Sumit Singhal Sumit Singhal loves modern architecture. He comes from a family of builders who have built more than 20 projects in the last ten years near Delhi in India. He has recently started writing about the architectural projects that catch his imagination.
A Square In Summer (Cork Installation) in Lisbon, Portugal by José Neves
December 12th, 2017 by Sumit Singhal
Article source: José Neves
The construction of an object suitable for screening an open-air cinema programme was the pretext for transforming the Belém Cultural Center Square, in Lisbon (Manuel Salgado and Vittorio Gregotti, 1992), into a living space for the thousands of people who visit CCB during the summer months.
There were three fundamental circumstances for the project, namely:
1) The Square is a place of constant movement, providing access to the Museum, the restaurant and the hanging garden overlooking the river;
2) The architecture of the CCB building is ruled by a metric made evident by the grid marked out on the ground, the repetition of the cleft limestone slabs, and the design and arrangement of the openings;
3) The blocks of black cork composite, which was the material defined by the client a priori .
We designed a wall in black cork, creating a paneling-like lining along the south wall which stays in the shade for nearly the whole day, integrating a bench, cool and comfortable, that allows one to contemplate the urban spectacle of the movement in the Square.
The cork wall is itself a modulated wall whose internal metrics establish a rhythm that keeps in step with the metrics that govern the architecture of the CCB, and whose height is that of the base of the existing concrete arch, giving a human scale to the entire square. At the western end, the wall turns and closes the existing pathway, making a corner where it is possible to watch the films sheltered from the wind, at night.

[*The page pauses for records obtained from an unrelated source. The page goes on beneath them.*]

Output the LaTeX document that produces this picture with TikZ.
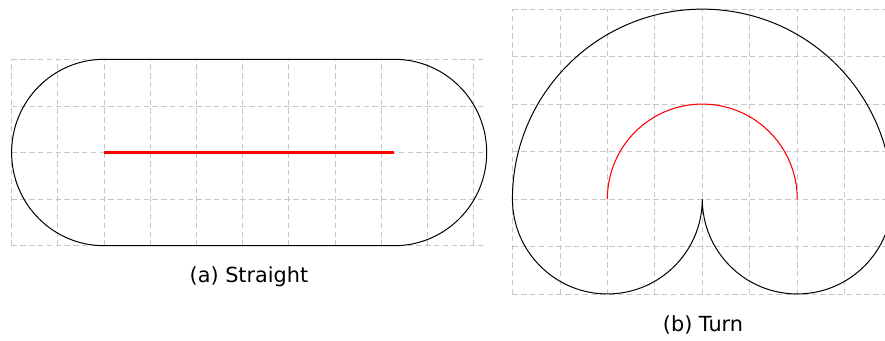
\documentclass[tikz,border=0pt]{standalone}
\usepackage{fontspec}
\setmainfont{DejaVu Sans}
\tikzset{
  gridlines/.style={draw=black!22, line width=0.6pt, dash pattern=on 4pt off 2.6pt},
  outline/.style={draw=black, line width=0.75pt},
  pathred/.style={draw=red, line width=1.6pt},
  pathredthin/.style={draw=red, line width=0.8pt},
  caption/.style={font=\fontsize{15.6pt}{18pt}\selectfont, anchor=base, inner sep=0pt}
}
\begin{document}
\begin{tikzpicture}[x=0.75pt, y=-0.75pt]
\useasboundingbox (0,0) rectangle (885,340);
% (a) Straight
\begin{scope}[shift={(104,152.5)}, x=34.65pt, y=34.95pt]
  \draw[gridlines, step=1] (-2,-2) grid (8.2832,2);
  \draw[outline] (0,2) -- (6.2832,2) arc (90:-90:2) -- (0,-2) arc (270:90:2) -- cycle;
  \draw[pathred] (0,0) -- (6.2832,0);
\end{scope}
\node[caption] (capa) at (249,282) {(a) Straight};
% (b) Turn
\begin{scope}[shift={(702.3,199)}, x=35.6pt, y=35.6pt]
  \draw[gridlines, step=1] (-4,-2) grid (4,4);
  \draw[outline] (-4,0) arc (180:0:4) arc (0:-180:2) arc (0:-180:2);
  \draw[pathredthin] (-2,0) arc (180:0:2);
\end{scope}
\node[caption] (capb) at (703,331) {(b) Turn};
\end{tikzpicture}
\end{document}
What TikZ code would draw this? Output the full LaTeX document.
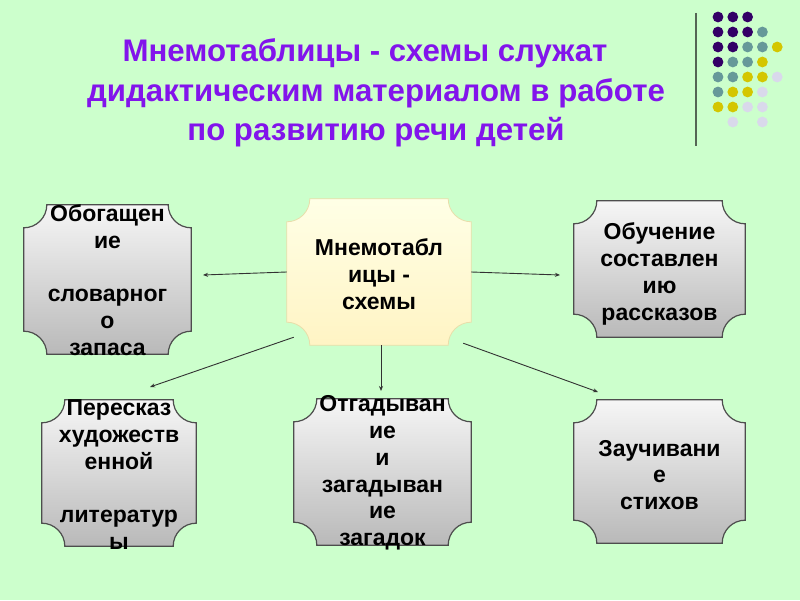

The material qualities of cork will thus mean that the transformation of the square will not only be about experiencing its new scale, but also about perceiving its materiality. By joining the solid blocks of cork, whose color is made of a thousand brown tones that change over time and with a texture that is rude, soft and warm all at once, the slabs of cleft limestone that clad the walls of the CCB building became lighter, more fragile. There was probably not a single person crossing the square without coming over to touch the cork with their hands.
Rather than construct an object, this was about finding a solution that would have the capacity to transform a Square in Summer.